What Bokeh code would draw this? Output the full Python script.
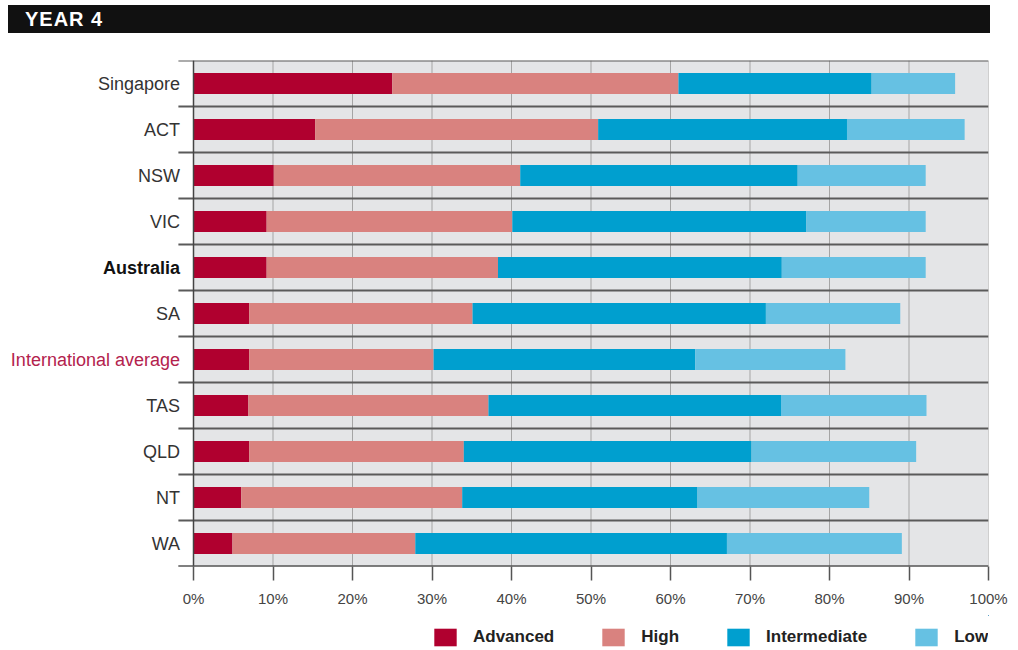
from bokeh.plotting import figure
from bokeh.models import (ColumnDataSource, Range1d, FixedTicker, Div,
                          Legend, LegendItem)
from bokeh.core.properties import value
from bokeh.layouts import column
from bokeh.embed import file_html
from bokeh.resources import INLINE

categories = ["Singapore", "ACT", "NSW", "VIC", "Australia", "SA",
              "International average", "TAS", "QLD", "NT", "WA"]
advanced = [25.0, 15.3, 10.1, 9.2, 9.2, 7.0, 7.0, 6.9, 7.0, 6.0, 4.9]
high = [36.0, 35.6, 31.0, 30.9, 29.1, 28.1, 23.2, 30.2, 27.0, 27.8, 23.0]
intermediate = [24.3, 31.3, 34.9, 37.0, 35.7, 36.9, 32.9, 36.8, 36.2, 29.6, 39.2]
low = [10.5, 14.8, 16.1, 15.0, 18.1, 16.9, 18.9, 18.3, 20.7, 21.6, 22.0]
levels = ["Advanced", "High", "Intermediate", "Low"]
colors = ["#b0002f", "#d9827f", "#009fcf", "#66c1e3"]
x_ticks = [0, 10, 20, 30, 40, 50, 60, 70, 80, 90, 100]

FONT = "Liberation Sans"
n = len(categories)
ypos = [n - 1 - i for i in range(n)]
label_colors = ["#b3224d" if c == "International average"
                else ("#111111" if c == "Australia" else "#333333")
                for c in categories]
label_styles = ["bold" if c == "Australia" else "normal" for c in categories]

source = ColumnDataSource(dict(y=ypos, Advanced=advanced, High=high,
                               Intermediate=intermediate, Low=low))
lab_src = ColumnDataSource(dict(y=ypos, name=categories, color=label_colors,
                                style=label_styles))

PX = 7.95  # pixels per percent
p = figure(width=1018, height=582, output_backend="svg", toolbar_location=None,
           x_range=Range1d(-193 / PX, 100), y_range=Range1d(-0.5, n - 0.5),
           min_border_left=0, min_border_right=30, min_border_top=27,
           min_border_bottom=49, outline_line_color=None,
           background_fill_color="white", border_fill_color="white")
p.yaxis.visible = False
p.grid.visible = False

# grey plotting area
p.quad(left=[0], right=[100], bottom=[-0.5], top=[n - 0.5],
       fill_color="#e4e5e7", line_color=None)
# vertical grid lines
p.segment(x0=x_ticks, x1=x_ticks, y0=[-0.5] * len(x_ticks),
          y1=[n - 0.5] * len(x_ticks), line_color="#a5a5a5", line_width=1)
# row separators (extend left of the plotting area)
bounds = [i - 0.5 for i in range(n + 1)]
p.segment(x0=[-1.9] * len(bounds), x1=[100] * len(bounds), y0=bounds,
          y1=bounds, line_color="#5a5a5a", line_width=2)

p.hbar_stack(levels, y="y", height=0.46, color=colors, source=source,
             line_color=None)

# left axis line
p.segment(x0=[0], x1=[0], y0=[-0.5], y1=[n - 0.5], line_color="#444444",
          line_width=1.5)
# bottom axis line
p.segment(x0=[-1.9], x1=[100], y0=[-0.5], y1=[-0.5], line_color="#555555",
          line_width=2)

p.text(x=-1.7, y="y", text="name", source=lab_src, text_align="right",
       text_baseline="middle", text_font=value(FONT), text_font_size="18px",
       text_color="color", text_font_style="style")

# x axis
p.xaxis.ticker = FixedTicker(ticks=x_ticks)
p.xaxis.major_label_overrides = {t: f"{t}%" for t in x_ticks}
p.xaxis.axis_line_color = None
p.xaxis.major_tick_out = 14
p.xaxis.major_tick_in = 0
p.xaxis.major_tick_line_color = "#555555"
p.xaxis.major_tick_line_width = 1.5
p.xaxis.minor_tick_line_color = None
p.xaxis.major_label_standoff = 9
p.xaxis.major_label_text_font = FONT
p.xaxis.major_label_text_font_size = "15px"
p.xaxis.major_label_text_color = "#444444"

# legend strip (same stacked bars, kept out of view, feed the legend swatches)
p2 = figure(width=1018, height=35, output_backend="svg", toolbar_location=None,
            x_range=Range1d(-1000, -999), y_range=Range1d(-1000, -999),
            min_border=0, outline_line_color=None, border_fill_color="white",
            background_fill_color="white")
p2.axis.visible = False
p2.grid.visible = False
rs = p2.hbar_stack(levels, y="y", height=0.46, color=colors, source=source,
                   line_color=None)
items = [LegendItem(label=lv, renderers=[r]) for lv, r in zip(levels, rs)]
lg = Legend(items=items, location=(431, 2), orientation="horizontal",
            glyph_width=28, glyph_height=22, label_standoff=14, spacing=45,
            padding=0, margin=0, border_line_color=None,
            background_fill_alpha=0, label_text_font=FONT,
            label_text_font_style="bold", label_text_font_size="17px",
            label_text_color="#222222")
p2.add_layout(lg)

header = Div(text="YEAR 4", width=982, height=28, margin=(5, 28, 0, 8),
             styles={"background-color": "#111111", "color": "white",
                     "font-family": "Liberation Sans, Arial, sans-serif",
                     "font-weight": "bold", "font-size": "20px",
                     "letter-spacing": "1px", "padding-left": "17px",
                     "line-height": "28px", "box-sizing": "border-box"})

layout = column(header, p, p2, spacing=0)
open("out.html", "w").write(file_html(layout, INLINE))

> [Written problem]: Restate the whole of the material word for word without the pictures.

> [Answer to the exercise]:
What Bokeh code would draw this? Output the full Python script.
from bokeh.plotting import figure
from bokeh.models import (ColumnDataSource, Range1d, FixedTicker, Div,
                          Legend, LegendItem)
from bokeh.core.properties import value
from bokeh.layouts import column
from bokeh.embed import file_html
from bokeh.resources import INLINE

categories = ["Singapore", "ACT", "NSW", "VIC", "Australia", "SA",
              "International average", "TAS", "QLD", "NT", "WA"]
advanced = [25.0, 15.3, 10.1, 9.2, 9.2, 7.0, 7.0, 6.9, 7.0, 6.0, 4.9]
high = [36.0, 35.6, 31.0, 30.9, 29.1, 28.1, 23.2, 30.2, 27.0, 27.8, 23.0]
intermediate = [24.3, 31.3, 34.9, 37.0, 35.7, 36.9, 32.9, 36.8, 36.2, 29.6, 39.2]
low = [10.5, 14.8, 16.1, 15.0, 18.1, 16.9, 18.9, 18.3, 20.7, 21.6, 22.0]
levels = ["Advanced", "High", "Intermediate", "Low"]
colors = ["#b0002f", "#d9827f", "#009fcf", "#66c1e3"]
x_ticks = [0, 10, 20, 30, 40, 50, 60, 70, 80, 90, 100]

FONT = "Liberation Sans"
n = len(categories)
ypos = [n - 1 - i for i in range(n)]
label_colors = ["#b3224d" if c == "International average"
                else ("#111111" if c == "Australia" else "#333333")
                for c in categories]
label_styles = ["bold" if c == "Australia" else "normal" for c in categories]

source = ColumnDataSource(dict(y=ypos, Advanced=advanced, High=high,
                               Intermediate=intermediate, Low=low))
lab_src = ColumnDataSource(dict(y=ypos, name=categories, color=label_colors,
                                style=label_styles))

PX = 7.95  # pixels per percent
p = figure(width=1018, height=582, output_backend="svg", toolbar_location=None,
           x_range=Range1d(-193 / PX, 100), y_range=Range1d(-0.5, n - 0.5),
           min_border_left=0, min_border_right=30, min_border_top=27,
           min_border_bottom=49, outline_line_color=None,
           background_fill_color="white", border_fill_color="white")
p.yaxis.visible = False
p.grid.visible = False

# grey plotting area
p.quad(left=[0], right=[100], bottom=[-0.5], top=[n - 0.5],
       fill_color="#e4e5e7", line_color=None)
# vertical grid lines
p.segment(x0=x_ticks, x1=x_ticks, y0=[-0.5] * len(x_ticks),
          y1=[n - 0.5] * len(x_ticks), line_color="#a5a5a5", line_width=1)
# row separators (extend left of the plotting area)
bounds = [i - 0.5 for i in range(n + 1)]
p.segment(x0=[-1.9] * len(bounds), x1=[100] * len(bounds), y0=bounds,
          y1=bounds, line_color="#5a5a5a", line_width=2)

p.hbar_stack(levels, y="y", height=0.46, color=colors, source=source,
             line_color=None)

# left axis line
p.segment(x0=[0], x1=[0], y0=[-0.5], y1=[n - 0.5], line_color="#444444",
          line_width=1.5)
# bottom axis line
p.segment(x0=[-1.9], x1=[100], y0=[-0.5], y1=[-0.5], line_color="#555555",
          line_width=2)

p.text(x=-1.7, y="y", text="name", source=lab_src, text_align="right",
       text_baseline="middle", text_font=value(FONT), text_font_size="18px",
       text_color="color", text_font_style="style")

# x axis
p.xaxis.ticker = FixedTicker(ticks=x_ticks)
p.xaxis.major_label_overrides = {t: f"{t}%" for t in x_ticks}
p.xaxis.axis_line_color = None
p.xaxis.major_tick_out = 14
p.xaxis.major_tick_in = 0
p.xaxis.major_tick_line_color = "#555555"
p.xaxis.major_tick_line_width = 1.5
p.xaxis.minor_tick_line_color = None
p.xaxis.major_label_standoff = 9
p.xaxis.major_label_text_font = FONT
p.xaxis.major_label_text_font_size = "15px"
p.xaxis.major_label_text_color = "#444444"

# legend strip (same stacked bars, kept out of view, feed the legend swatches)
p2 = figure(width=1018, height=35, output_backend="svg", toolbar_location=None,
            x_range=Range1d(-1000, -999), y_range=Range1d(-1000, -999),
            min_border=0, outline_line_color=None, border_fill_color="white",
            background_fill_color="white")
p2.axis.visible = False
p2.grid.visible = False
rs = p2.hbar_stack(levels, y="y", height=0.46, color=colors, source=source,
                   line_color=None)
items = [LegendItem(label=lv, renderers=[r]) for lv, r in zip(levels, rs)]
lg = Legend(items=items, location=(431, 2), orientation="horizontal",
            glyph_width=28, glyph_height=22, label_standoff=14, spacing=45,
            padding=0, margin=0, border_line_color=None,
            background_fill_alpha=0, label_text_font=FONT,
            label_text_font_style="bold", label_text_font_size="17px",
            label_text_color="#222222")
p2.add_layout(lg)

header = Div(text="YEAR 4", width=982, height=28, margin=(5, 28, 0, 8),
             styles={"background-color": "#111111", "color": "white",
                     "font-family": "Liberation Sans, Arial, sans-serif",
                     "font-weight": "bold", "font-size": "20px",
                     "letter-spacing": "1px", "padding-left": "17px",
                     "line-height": "28px", "box-sizing": "border-box"})

layout = column(header, p, p2, spacing=0)
open("out.html", "w").write(file_html(layout, INLINE))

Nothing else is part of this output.